In Commonwealth v. Petrotek,1 the Kentucky Court of Appeals considered the calculation of tax assessments on unmined oil reserves. The appeal concerned taxes levied against four oil wells that pumped a significant amount of oil within the first year (2008) but dried up soon after. KRS 132.820(1) allows the Department of Revenue (the "Department") to value and assess unmined reserves "at no more than fair market value in place, considering all relevant circumstances." Because the General Assembly offered no guidance for determining fair market value of unmined resources, the Department developed a formula to estimate the value of unmined resources and then levied taxes accordingly. In the Department's formula, the Department relied solely on production data from the previous calendar year and refused to consider production data occurring after January 1st in the tax-assessed year. Because tax bills for the current year were calculated by using data from the prior year, Petrotek received a small tax bill in 2008 based on production numbers from 2007. But in 2009, when production had drastically slowed, Petrotek received a large tax bill based on peak production data from 2008. Petrotek challenged the Department's 2009 assessment, arguing that the 2009 assessment violated KRS 132.820(1) because the assessment taxed Petrotek for more than the fair market value of the wells. Petrotek took its case to the Kentucky Board of Tax Appeals (the "Board"), which considered that post-January 1, 2009 production was much less than the production numbers used to calculate the 2009 tax bill and found that "post-January 1 production data constituted a 'relevant circumstance' within the meaning of KRS 132.820(1), and thus should have been incorporated in the Department's assessment for the 2009 year." 

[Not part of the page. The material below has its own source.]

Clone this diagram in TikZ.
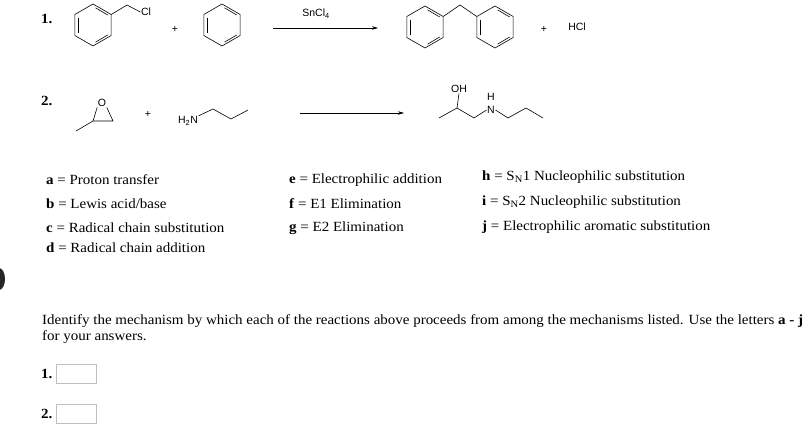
\documentclass[tikz,border=0pt]{standalone}
\usepackage{fontspec}
\setmainfont[FakeStretch=1.07]{Liberation Serif}
\newfontfamily\chemfont{Liberation Sans}
\usetikzlibrary{arrows.meta}
\begin{document}
\begin{tikzpicture}[x=1pt,y=-1pt,
  bond/.style={line width=0.6pt},
  chem/.style={font=\chemfont\fontsize{10.5}{12}\selectfont, inner sep=0.5pt},
  txt/.style={font=\fontsize{14}{16}\selectfont, anchor=west, inner sep=0},
  rarrow/.style={line width=0.6pt, -{Stealth[length=6pt,width=3.5pt]}},
  ansbox/.style={draw=black!25, minimum width=40pt, minimum height=19pt, inner sep=0, anchor=north west}]
\useasboundingbox (0,0) rectangle (809,439);
\fill[white] (0,0) rectangle (809,439);
\newcommand{\benz}[3]{%
  \draw[bond] (#1+0,#2-#3) -- (#1+0.866*#3,#2-0.5*#3) -- (#1+0.866*#3,#2+0.5*#3) -- (#1+0,#2+#3) -- (#1-0.866*#3,#2+0.5*#3) -- (#1-0.866*#3,#2-0.5*#3) -- cycle;
  \draw[bond] (#1-0.866*#3+3.5,#2-0.5*#3+3) -- (#1-0.866*#3+3.5,#2+0.5*#3-3);
  \draw[bond] (#1+0.866*#3-3.5,#2+0.5*#3-0.5) -- (#1+2.5,#2+#3-3.8);
  \draw[bond] (#1+2.5,#2-#3+3.8) -- (#1+0.866*#3-3.5,#2-0.5*#3+0.5);}
% Reaction 1
\node[txt, font=\fontsize{14}{16}\selectfont\bfseries] (n1) at (41,19) {1.};
\benz{93}{25}{21}
\coordinate (b1v) at (111.2,14.5);
\coordinate (b1c) at (127,5);
\node[chem] (cl1) at (146,12) {Cl};
\draw[bond] (b1v) -- (b1c) -- (cl1.west);
\node[chem] (p1) at (175,29) {+};
\benz{222}{25}{21}
\coordinate (a1s) at (273,28);
\coordinate (a1e) at (378,28);
\draw[rarrow] (a1s) -- (a1e);
\node[chem] (sn) at (316,14) {SnCl\textsubscript{4}};
\benz{425}{27}{21}
\benz{495}{27}{21}
\coordinate (pv1) at (443.2,16.5);
\coordinate (pap) at (460,5);
\coordinate (pv2) at (476.8,16.5);
\draw[bond] (pv1) -- (pap) -- (pv2);
\node[chem] (p2) at (544,29) {+};
\node[chem] (hcl) at (577,27) {HCl};
% Reaction 2
\node[txt, font=\fontsize{14}{16}\selectfont\bfseries] (n2) at (41,101) {2.};
\coordinate (em) at (76,131);
\coordinate (ec1) at (93,121);
\coordinate (ec2) at (113,121);
\node[chem] (eo) at (102,103) {O};
\draw[bond] (em) -- (ec1) -- (ec2) -- (eo.south east);
\draw[bond] (ec1) -- (eo.south west);
\node[chem] (p3) at (148,114) {+};
\node[chem] (amn) at (188,121) {H\textsubscript{2}N};
\coordinate (am1) at (213,109);
\coordinate (am2) at (231,119);
\coordinate (am3) at (248,110);
\draw[bond] (amn.north east) -- (am1) -- (am2) -- (am3);
\coordinate (a2s) at (300,113);
\coordinate (a2e) at (404,113);
\draw[rarrow] (a2s) -- (a2e);
\coordinate (q0) at (439,118);
\coordinate (q1) at (457,108);
\node[chem] (oh) at (459,89) {OH};
\coordinate (q2) at (474,118);
\node[chem] (qn) at (491,110) {N};
\node[chem] (qh) at (491,97) {H};
\coordinate (q4) at (508,118);
\coordinate (q5) at (526,108);
\coordinate (q6) at (543,118);
\draw[bond] (q0) -- (q1) -- (q2) -- (qn.west);
\draw[bond] (q1) -- (oh.south);
\draw[bond] (qn.east) -- (q4) -- (q5) -- (q6);
% mechanism list
\node[txt] (ma) at (46,180) {\textbf{a} = Proton transfer};
\node[txt] (mb) at (46,204) {\textbf{b} = Lewis acid/base};
\node[txt] (mc) at (46,228) {\textbf{c} = Radical chain substitution};
\node[txt] (md) at (46,248) {\textbf{d} = Radical chain addition};
\node[txt] (me) at (289,180) {\textbf{e} = Electrophilic addition};
\node[txt] (mf) at (289,204) {\textbf{f} = E1 Elimination};
\node[txt] (mg) at (289,228) {\textbf{g} = E2 Elimination};
\node[txt] (mh) at (482,177) {\textbf{h} = S\textsubscript{N}1 Nucleophilic substitution};
\node[txt] (mi) at (482,202) {\textbf{i} = S\textsubscript{N}2 Nucleophilic substitution};
\node[txt] (mj) at (482,227) {\textbf{j} = Electrophilic aromatic substitution};
% left blob
\fill[black!85] (-1,279) ellipse (6 and 11);
% instructions
\node[txt] (q) at (42,321) {Identify the mechanism by which each of the reactions above proceeds from among the mechanisms listed. Use the letters \textbf{a - j}};
\node[txt] (q2t) at (42,337) {for your answers.};
\node[txt, font=\fontsize{14}{16}\selectfont\bfseries] (l1) at (41,374) {1.};
\node[ansbox] (box1) at (56,364) {};
\node[txt, font=\fontsize{14}{16}\selectfont\bfseries] (l2) at (41,414) {2.};
\node[ansbox] (box2) at (56,404) {};
\end{tikzpicture}
\end{document}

On appeal, the court considered the amount of deference courts must give to an administrative agency's statutory interpretation. The court cited the landmark administrative law decision of Chevron2 in noting that "[i]f an administrative agency is charged with implementing a statute, and the language of that statute is ambiguous, courts must defer to that agency's interpretation so long as it is reasonable." However, the court noted that it would defer to an agency interpretation only if the interpretation was an adopted regulation or formal adjudication. Because this case dealt with conflicting interpretations by two agencies with the power to interpret KRS 132.820(1), the Department and the Board, the court first considered the threshold issue of whether the agencies' interpretations were regulations or formal adjudications.

The court determined the Department only corresponded with taxpayers in an informal manner and did not issue any regulations. Therefore, the court did not defer to the Department's interpretation because the interpretation did not constitute a regulation or formal adjudication. The court found that the Board, however, engaged in a formal adjudication, and thus the court considered whether it must defer to the Board's interpretation of KRS 132.820(1) under the Chevron framework.

Under the Chevron analysis, the first step requires the court to use ordinary tools of statutory construction to determine whether the General Assembly has "directly spoken to the precise question at issue." If the court determines the General Assembly has directly spoken, the court must give effect to the clearly stated intent of the General Assembly. If, however, the General Assembly has not spoken and the statute is silent or ambiguous about the particular issue, the court proceeds to the second step of the Chevron analysis and determines "whether the agency's answer is based on a permissible construction of the statute." If the agency's interpretation is permissible, the court should generally follow that interpretation.

In applying the Chevron framework, the court concluded it must defer to the Board's interpretation of KRS 132.820. First, the court determined the General Assembly did not specifically address whether post-January 1 production data constituted a "relevant circumstance" within the meaning of the statute. Furthermore, the court concluded KRS 132.820 was ambiguous because a reader could interpret the term "relevant circumstance" in many different ways. Next, the court concluded that the Board's interpretation of the statute was reasonable by relying on Kentucky cases that define the term "fair cash value" and a case from another jurisdiction that determined the refusal to consider post-January 1 data in valuing an oil and gas lease that suffered a decline in production ignored relevant information. Therefore, the court concluded that the Board's determination of post-January 1 data as relevant was appropriate.

Footnotes

1. Kentucky Court of Appeals, No. 2013-CA-001152-MR (June 19, 2015, Not To Be Published).

2. Chevron, U.S.A., Inc. v. NRDC, Inc., 467 U.S. 837 (1984).